Obviously I’ve gushed the most over Wrath’s superb execution of the typically weak story development seen in older World of Warcraft efforts. Outside of story, it has to be mentioned that the art and audio direction in this game almost make me wish I had purchased the Collector’s Edition. Blizzard’s portfolio has, for me, been a source of many childhood drawings, tracings and other artistic musings. I remember when I brought the Diablo instruction booklet to school with me multiple times, reading the background of the world and characters over and over whenever I had the chance. So it means a lot to me when I say that the art in this game is the best they’ve ever done. The soundtrack is equally fantastic, and I have not once turned the music off while playing the game, even months after release.

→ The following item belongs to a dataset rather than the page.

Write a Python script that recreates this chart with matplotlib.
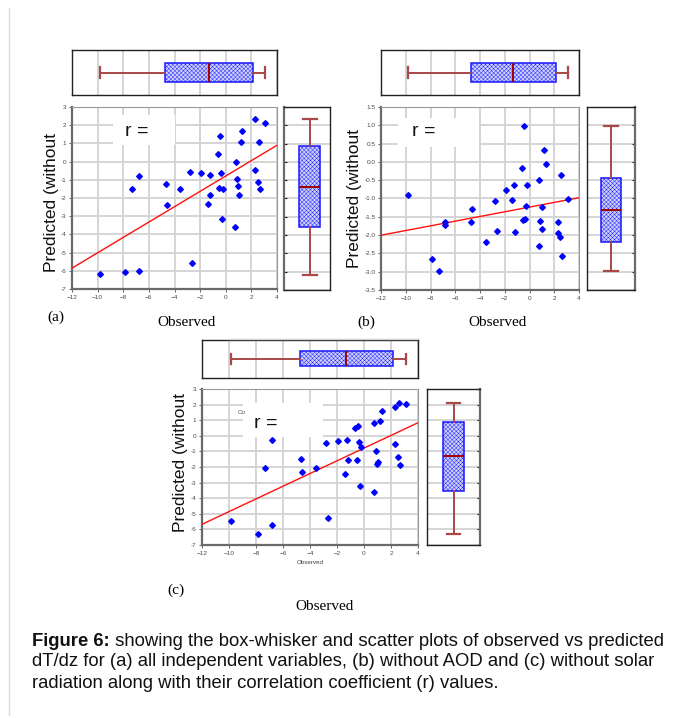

It’s actually humorous to think of doing a review, especially this far into the post-release period, of an MMO’s expansion. Regardless of the game, committed players are going to purchase the new content because it’s practically required to do anything of merit. But this review isn’t to persuade those who haven’t made the plunge. Instead, it’s written to highlight what has been an evolution in the MMO spectrum. Say what you will about WoW addictions, time wasting and so on, but I’m hard-pressed to find any true flaws in Wrath. A gaming experience, when done correctly as it is here, is important regardless of genre. Yet, you either like MMOs or you don’t — that’s really what it boils down to. But for me, playing through a new chapter in the Warcraft story has been worth the time and monetary investment, and I’m sure some of those 11.5 million players feel the same way.
- MMO players feeling dismayed by thinly sliced storylines seen in other games and previous World of Warcraft titles; a redemption of immersive storylines.
- Tastes that lean toward the appreciation of the Warcraft lore and its continuation.
- Gamers interested in seeing what an MMO can do “right.”